Master’s Thesis Presentation • Cryptography, Security, and Privacy (CrySP) • Contextualizing Alternative Models of Secret Sharing

Monday, August 8, 2022 10:30 am - 11:30 am EDT (GMT -04:00)

Please note: This master’s thesis presentation will take place online.

Shannon Veitch, Master’s candidate
David R. Cheriton School of Computer Science

Supervisor: University Professor Doug Stinson

A secret sharing scheme is a means of distributing information to a set of players such that any authorized subset of players can recover a secret and any unauthorized subset does not learn any information about the secret. In over forty years of research in secret sharing, there has been an emergence of new models and extended capabilities of secret sharing schemes.

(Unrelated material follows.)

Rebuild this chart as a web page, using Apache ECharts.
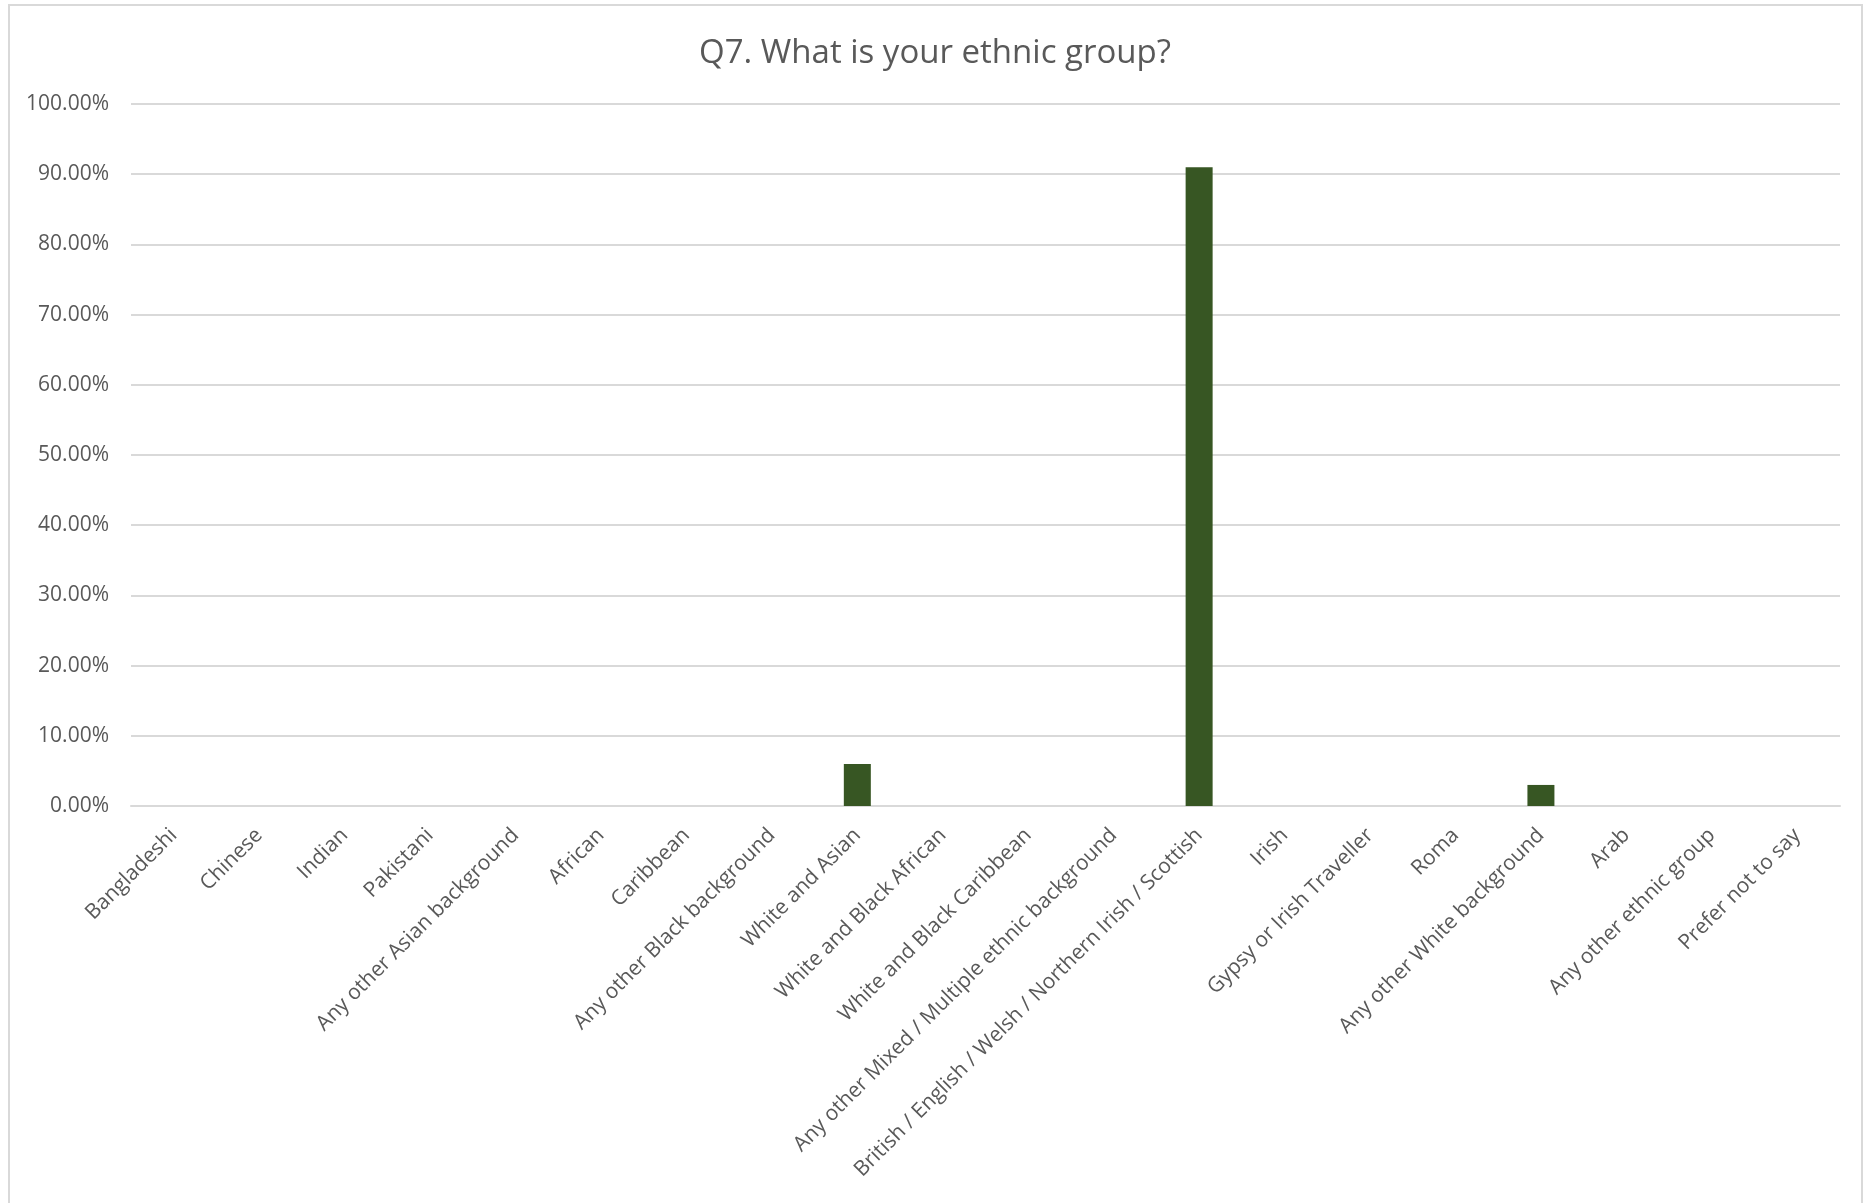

In this thesis, we study various models of secret sharing and present them in a consistent manner to provide context for each definition. We discuss extended capabilities of secret sharing schemes, including a comparison of methods for updating secrets via local computations on shares and an analysis of approaches to reproducing/repairing shares. We present an analysis of alternative adversarial settings which have been considered in the area of secret sharing. In this work, we present a formalization of a deniability property which is inherent to some classical secret sharing schemes. We provide new, game-based definitions for different notions of verifiability and robustness. By using consistent terminology and similar game-based definitions, we are able to demystify the subtle differences in each notion raised in the literature.